If they are damaged by tobacco smoke, a poor diet, diabetes or other risk factors, this barrier function can be lost, allowing the various ingredients of atherosclerosis to accumulate in the wall.
Atherosclerosis in the coronary arteries causes narrowing which can progress to blockage. Age is not necessarily the problem here but these build up over time and the longer the exposure to these damaging factors the more likely heart disease will emerge.
This is the underlying cause of most heart disease in the community.
As collagen is the major structural protein in the ageing heart, it is stiffer. Heart muscle cells are not replaced as quickly as they are lost. This less elastic heart does not fill as well, may not empty as well and therefore does not pump as well.

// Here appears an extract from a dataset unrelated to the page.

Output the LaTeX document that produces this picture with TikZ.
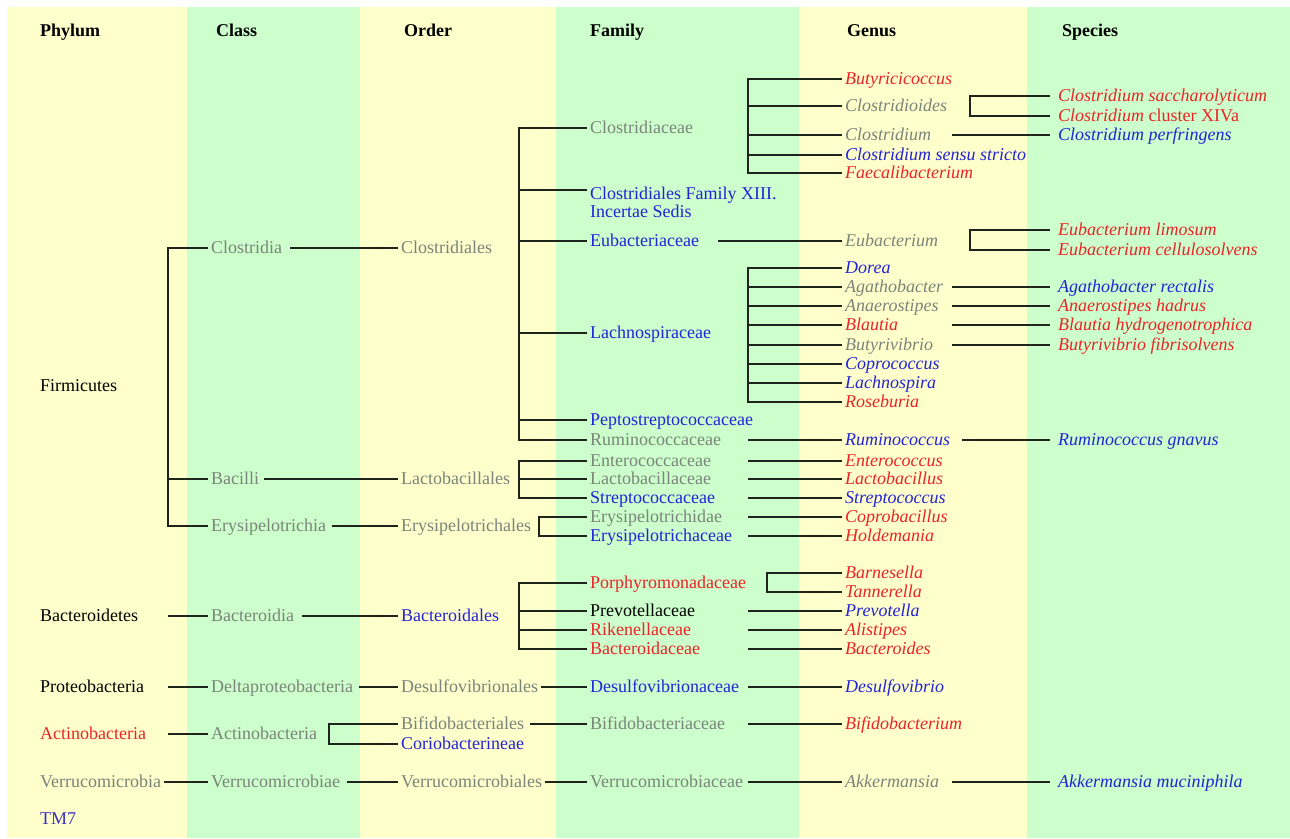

Heart failure is when the pumping ability has fallen to the extent the blood supply to the body is insufficient to meet the needs of daily living. Fortunately this only occurs after the vast reserve capacity of the healthy heart has been overcome.
Another consequence of these changes is that the electrical impulses the heart generates to activate each beat travel less efficiently across the heart. This is a cause of atrial fibrillation, a form of irregular heart beat that can lead to stroke, especially in older people.
Ageing of our cells is a lifelong race between production of new cells and loss of the old. As we get older the loss due to self-inflicted damage or acute disease challenges the replacement systems.
This is one of several natural processes that provide a ticking clock for our heart muscle. Staying physically and mentally active, being aware of the things that damage your arteries and having regular heart checks is the way to healthy ageing.